Une preuve supplémentaire, s’il était nécessaire, nous en est donc donnée ici avec Le Faiseur de Veuves. En effet, cette histoire des premiers pas de Jefferson Nighthawk, clone du plus grand tueur à gages de l'histoire de la Galaxie, c’est à une grosse production western que Resnick nous convie… et force constater qu'on y prend plaisir.
Car la vie n'est pas facile, sur la Frontière galactique, surtout lorsqu'on a pour missionn d'aller abattre le Marquis de Trelaine, bandit redoutable, le plus puissant de… Déluros ! Que ce soit à travers les noms des planètes (Klondike), les pseudonymes des protagonistes (Bouch Ben Masters) ou les situations (fusillade à l'épreuves, coups fourrés, prêtre défroqué reconverti dans le pillage d’églises et danseuse allumeuse), l'auteur joue vraiment la carte de la référence aux films de la grande époque cinémascope des années 60-70. Vraiment mises à part quelques scènes anecdotiques réellement science-fictives (l'ouverture, le palais des glaces…), on pourrait très bien réécrire Le Faiseur… avec Hernandez (commanditaire de la mission du héros) en premier ministre mexicain, et Leonardo di Caprio dans le rôle du jeune clone…

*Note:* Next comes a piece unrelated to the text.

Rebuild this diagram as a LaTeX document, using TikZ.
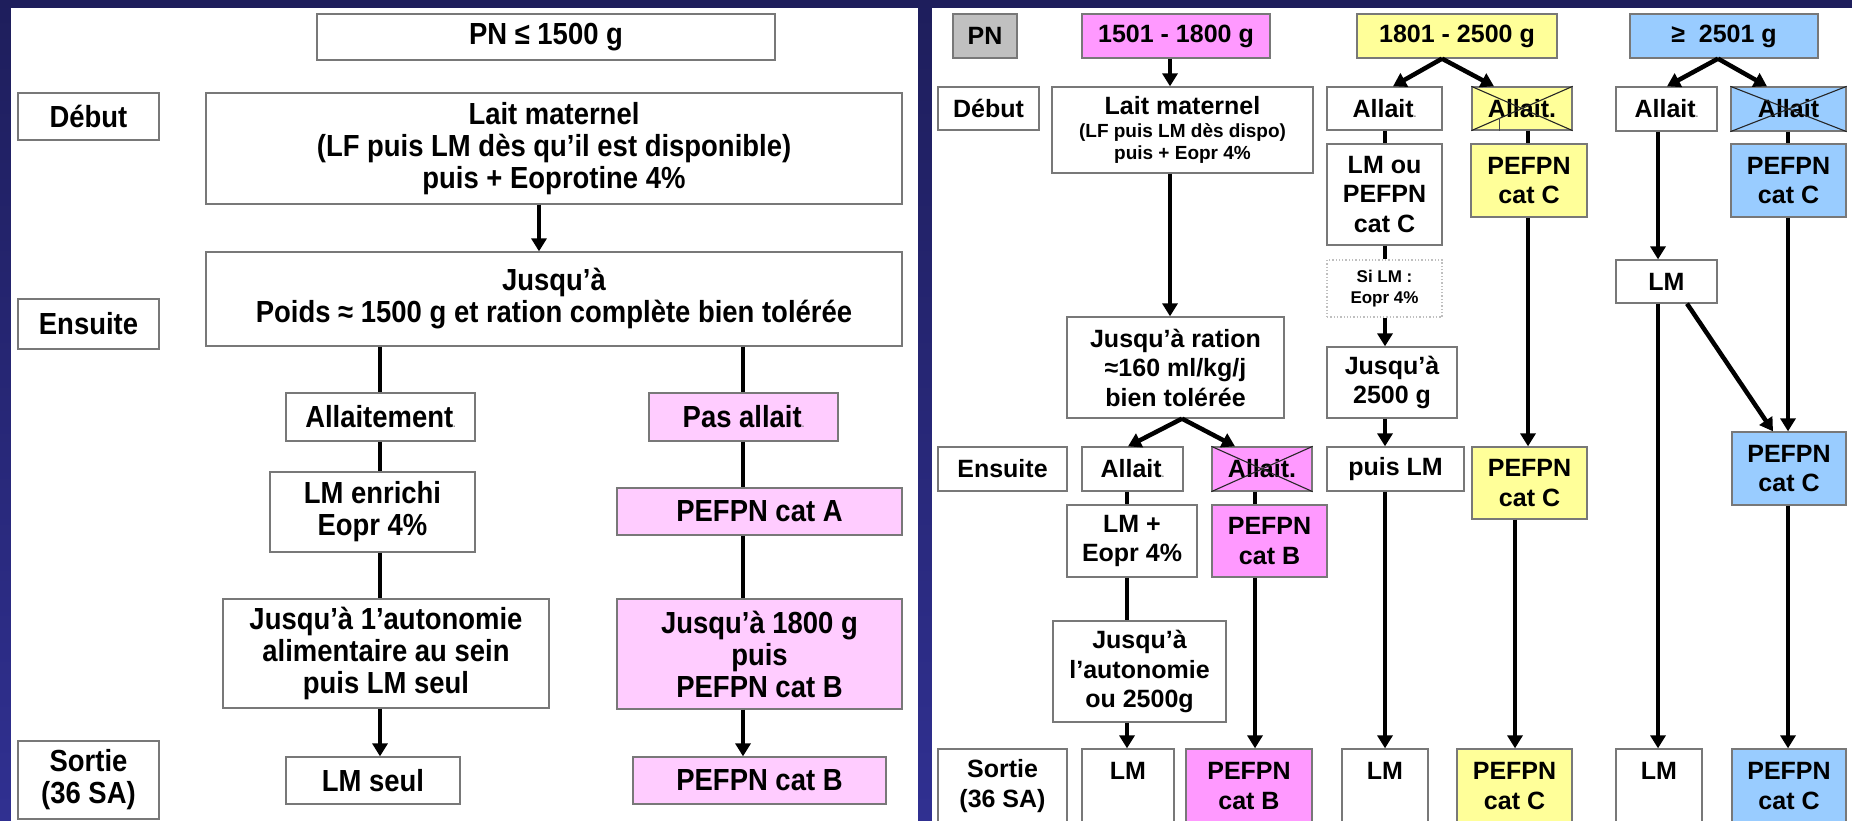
\documentclass[tikz,border=0pt]{standalone}
\usepackage{fontspec}
\setmainfont{Liberation Sans}
\newfontfamily\condfont{Liberation Sans}[FakeStretch=0.9]
\usetikzlibrary{arrows.meta}
\definecolor{bord}{RGB}{120,120,120}
\definecolor{mag}{RGB}{255,153,255}
\definecolor{pinkl}{RGB}{255,204,255}
\definecolor{yel}{RGB}{255,255,153}
\definecolor{blu}{RGB}{153,204,255}
\definecolor{gry}{RGB}{192,192,192}
\definecolor{bgtop}{RGB}{30,30,92}
\definecolor{bgbot}{RGB}{48,48,145}
\newcommand\LF{\condfont\fontsize{30.5}{32}\selectfont\bfseries}
\newcommand\RF{\fontsize{25}{29.5}\selectfont\bfseries}
\newcommand\SF{\fontsize{19}{22.5}\selectfont\bfseries}
\newcommand\TF{\fontsize{17}{21}\selectfont\bfseries}
\newcommand\smdot{{\fontsize{10}{10}\selectfont\color{gray}.}}
\newcommand\bx[7]{\node[#6,minimum width={#4pt-#2pt},minimum height={#5pt-#3pt}] (#1) at ({(#2+#4)/2},{(#3+#5)/2}) {#7};}
\tikzset{
 box/.style={draw=bord, line width=1.3pt, fill=white, inner sep=0pt, align=center},
 lb/.style={box, font=\LF},
 rb/.style={box, font=\RF},
 con/.style={line width=4.5pt},
 arr/.style={line width=4.5pt, -{Triangle[length=13pt,width=15pt]}},
 cross/.style={line width=1.1pt, black!85},
}
\begin{document}
\begin{tikzpicture}[x=1pt,y=-1pt]
\useasboundingbox (0,0) rectangle (1852,821);
\shade[top color=bgtop, bottom color=bgbot] (0,0) rectangle (1852,821);
\fill[white] (11,8) rectangle (918,821);
\fill[white] (932,8) rectangle (1852,821);
% ---------- left panel ----------
\bx{pnL}{317}{14}{775}{60}{lb}{PN ≤ 1500 g}
\bx{debL}{18}{93}{159}{140}{lb}{Début}
\bx{laitL}{206}{93}{902}{204}{lb}{Lait maternel\\(LF puis LM dès qu’il est disponible)\\puis + Eoprotine 4\%}
\bx{jusL}{206}{252}{902}{346}{lb}{Jusqu’à\\Poids ≈ 1500 g et ration complète bien tolérée}
\bx{ensL}{18}{299}{159}{349}{lb}{Ensuite}
\bx{allL}{286}{393}{475}{441}{lb}{Allaitement\smdot}
\bx{pasL}{649}{393}{838}{441}{lb,fill=pinkl}{Pas allait\smdot}
\bx{lmeL}{270}{472}{475}{552}{lb}{LM enrichi\\Eopr 4\%}
\bx{pefaL}{617}{488}{902}{535}{lb,fill=pinkl}{PEFPN cat A}
\bx{autL}{223}{599}{549}{708}{lb}{Jusqu’à 1’autonomie\\alimentaire au sein\\puis LM seul}
\bx{j18L}{617}{599}{902}{709}{lb,fill=pinkl}{Jusqu’à 1800 g\\puis\\PEFPN cat B}
\bx{lmsL}{286}{757}{460}{804}{lb}{LM seul}
\bx{pefbL}{633}{757}{886}{804}{lb,fill=pinkl}{PEFPN cat B}
\bx{sortL}{18}{741}{159}{819}{lb}{Sortie\\(36 SA)}
\coordinate (xL1) at (539,0);
\coordinate (xL2) at (380,0);
\coordinate (xL3) at (743,0);
\draw[arr] (laitL.south -| xL1) -- (jusL.north -| xL1);
\draw[con] (jusL.south -| xL2) -- (allL.north -| xL2);
\draw[con] (allL.south -| xL2) -- (lmeL.north -| xL2);
\draw[con] (lmeL.south -| xL2) -- (autL.north -| xL2);
\draw[arr] (autL.south -| xL2) -- (lmsL.north -| xL2);
\draw[con] (jusL.south -| xL3) -- (pasL.north -| xL3);
\draw[con] (pasL.south -| xL3) -- (pefaL.north -| xL3);
\draw[con] (pefaL.south -| xL3) -- (j18L.north -| xL3);
\draw[arr] (j18L.south -| xL3) -- (pefbL.north -| xL3);
% ---------- right panel ----------
\bx{pnR}{953}{14}{1017}{58}{rb,fill=gry}{PN}
\bx{c15}{1082}{14}{1270}{58}{rb,fill=mag}{1501 - 1800 g}
\bx{c18}{1357}{14}{1557}{58}{rb,fill=yel}{1801 - 2500 g}
\bx{c25}{1630}{14}{1818}{58}{rb,fill=blu}{≥~ 2501 g}
\bx{debR}{938}{87}{1039}{130}{rb}{Début}
\bx{laitR}{1052}{87}{1313}{173}{box,font=\SF}{{\RF Lait maternel}\\(LF puis LM dès dispo)\\puis + Eopr 4\%}
\bx{allY}{1327}{87}{1442}{130}{rb}{Allait\smdot}
\bx{xY}{1472}{87}{1572}{130}{rb,fill=yel}{Allait.}
\bx{allB}{1616}{87}{1717}{131}{rb}{Allait\smdot}
\bx{xB}{1731}{87}{1846}{131}{rb,fill=blu}{Allait}
\bx{lmou}{1327}{144}{1442}{245}{rb}{LM ou\\PEFPN\\cat C}
\bx{pcY1}{1471}{144}{1587}{217}{rb,fill=yel}{PEFPN\\cat C}
\bx{pcB1}{1731}{144}{1846}{217}{rb,fill=blu}{PEFPN\\cat C}
\bx{sili}{1327}{260}{1442}{317}{box,draw=gray!50,dotted,font=\TF}{Si LM :\\Eopr 4\%}
\bx{lmB}{1616}{260}{1717}{303}{rb}{LM}
\bx{j25}{1327}{347}{1457}{418}{rb}{Jusqu’à\\2500 g}
\bx{ration}{1067}{317}{1284}{418}{rb}{Jusqu’à ration\\≈160 ml/kg/j\\bien tolérée}
\bx{pcB2}{1732}{432}{1846}{505}{rb,fill=blu}{PEFPN\\cat C}
\bx{ensR}{938}{447}{1067}{491}{rb}{Ensuite}
\bx{allM}{1082}{447}{1183}{491}{rb}{Allait\smdot}
\bx{xM}{1212}{447}{1312}{491}{rb,fill=mag}{Allait.}
\bx{puisLM}{1327}{447}{1464}{491}{rb}{puis LM}
\bx{pcY2}{1472}{447}{1587}{519}{rb,fill=yel}{PEFPN\\cat C}
\bx{lmeR}{1067}{505}{1197}{577}{rb}{LM +\\Eopr 4\%}
\bx{pcbM}{1212}{505}{1327}{577}{rb,fill=mag}{PEFPN\\cat B}
\bx{autR}{1053}{621}{1226}{722}{rb}{Jusqu’à\\l’autonomie\\ou 2500g}
\bx{sortR}{938}{749}{1067}{823}{rb}{Sortie\\(36 SA)}
\bx{lmM}{1082}{749}{1174}{823}{rb}{LM\\~}
\bx{pcbM2}{1186}{749}{1312}{823}{rb,fill=mag}{PEFPN\\cat B}
\bx{lmY}{1342}{749}{1428}{823}{rb}{LM\\~}
\bx{pcY3}{1457}{749}{1572}{823}{rb,fill=yel}{PEFPN\\cat C}
\bx{lmB2}{1616}{749}{1702}{823}{rb}{LM\\~}
\bx{pcB3}{1732}{749}{1846}{823}{rb,fill=blu}{PEFPN\\cat C}
% crosses
\draw[cross] (xY.north west) -- (xY.south east) (xY.north east) -- (xY.south west);
\draw[line width=0.8pt, black!70] (1499,118) -- (xY.south -| 1499,0);
\draw[cross] (xB.north west) -- (xB.south east) (xB.north east) -- (xB.south west);
\draw[cross] (xM.north west) -- (xM.south east) (xM.north east) -- (xM.south west);
% column x positions
\coordinate (xR1) at (1170,0);
\coordinate (xR2) at (1127,0);
\coordinate (xR3) at (1255,0);
\coordinate (xR4) at (1385,0);
\coordinate (xR5) at (1528,0);
\coordinate (xR6) at (1515,0);
\coordinate (xR7) at (1658,0);
\coordinate (xR8) at (1788,0);
\coordinate (a18) at (1442,0);
\coordinate (t18a) at (1393,0);
\coordinate (t18b) at (1494,0);
\coordinate (a25) at (1718,0);
\coordinate (t25a) at (1667,0);
\coordinate (t25b) at (1767,0);
\coordinate (aR) at (1182,0);
\coordinate (tRa) at (1128,0);
\coordinate (tRb) at (1235,0);
\coordinate (dA) at (1687,0);
\coordinate (dB) at (1773,0);
% magenta column
\draw[arr] (c15.south -| xR1) -- (laitR.north -| xR1);
\draw[arr] (laitR.south -| xR1) -- (ration.north -| xR1);
\draw[arr] (ration.south -| aR) -- (allM.north -| tRa);
\draw[arr] (ration.south -| aR) -- (xM.north -| tRb);
\draw[con] (allM.south -| xR2) -- (lmeR.north -| xR2);
\draw[con] (lmeR.south -| xR2) -- (autR.north -| xR2);
\draw[arr] (autR.south -| xR2) -- (lmM.north -| xR2);
\draw[con] (xM.south -| xR3) -- (pcbM.north -| xR3);
\draw[arr] (pcbM.south -| xR3) -- (pcbM2.north -| xR3);
% yellow column
\draw[arr] (c18.south -| a18) -- (allY.north -| t18a);
\draw[arr] (c18.south -| a18) -- (xY.north -| t18b);
\draw[con] (allY.south -| xR4) -- (lmou.north -| xR4);
\draw[con] (lmou.south -| xR4) -- (sili.north -| xR4);
\draw[arr] (sili.south -| xR4) -- (j25.north -| xR4);
\draw[arr] (j25.south -| xR4) -- (puisLM.north -| xR4);
\draw[arr] (puisLM.south -| xR4) -- (lmY.north -| xR4);
\draw[con] (xY.south -| xR5) -- (pcY1.north -| xR5);
\draw[arr] (pcY1.south -| xR5) -- (pcY2.north -| xR5);
\draw[arr] (pcY2.south -| xR6) -- (pcY3.north -| xR6);
% blue column
\draw[arr] (c25.south -| a25) -- (allB.north -| t25a);
\draw[arr] (c25.south -| a25) -- (xB.north -| t25b);
\draw[arr] (allB.south -| xR7) -- (lmB.north -| xR7);
\draw[arr] (lmB.south -| xR7) -- (lmB2.north -| xR7);
\draw[arr] (lmB.south -| dA) -- (pcB2.north -| dB);
\draw[con] (xB.south -| xR8) -- (pcB1.north -| xR8);
\draw[arr] (pcB1.south -| xR8) -- (pcB2.north -| xR8);
\draw[arr] (pcB2.south -| xR8) -- (pcB3.north -| xR8);
\end{tikzpicture}
\end{document}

Resnick, comme à travers la plupart de ses récits (Purgatoire, Projet Miracle, etc.) maintient le cap en ce qui concerne les personnages pathologiquement froids et incapables de construire quelque chose. Il n'y en pas un pour rattraper l'autre, si l’on excepte peut-être le Père Noël pilleur d'églises, qui esquissera un semblant de relations paternelles avec le jeune clone. Mais, même doté d'un grand cœur, le père Noël n'est qu'un brigand parmi d'autres. Resnick aurait-il une si piètre opinion de l'humanité ou cultiverait-il le cynisme en tant que style ?
Côté dépaysement, l'auteur déploie sa panoplie d'extraterrestres et de mutants bigarrés sans trop d'effort. On n’est pas exactement sur le terrain du grand spectacle ethnologique à la Projet Miracle ou L'infernale comédie, et la Frontière est plutôt déserte — ce qui n'empêche la faune, même cantonnée à un rôle de figuration, d'être convaincante. On notera au passage la présence d'un « super-tribble » (une grosse peluche auquel l'auteur aura réservé un sort tout particulier… Enfin le traitement du syndrome du « clone » n'est pas notablement original (une sorte de variation croisée sur la phobie gémellaire et le pathos œdipien — un trait psychologique dont les récents progrès en psychiatrie tendent à démontrer qu'il n'existait que dans l'imagination de Freud…). Resnick aura d'ailleurs pris garde de ce ménager un alibi en la matière une intrique enfermant son personnage principal dans un contexte réducteur.
Bref un roman de distraction pure, assez cynique dans son genre, facile à lire et de facture classique. Un western « impitoyable » de l'espace donc, moins lourd et plus réussi que le précédent Projet Miracle mais incontestablement moins ambitieux que L'infernale comédie.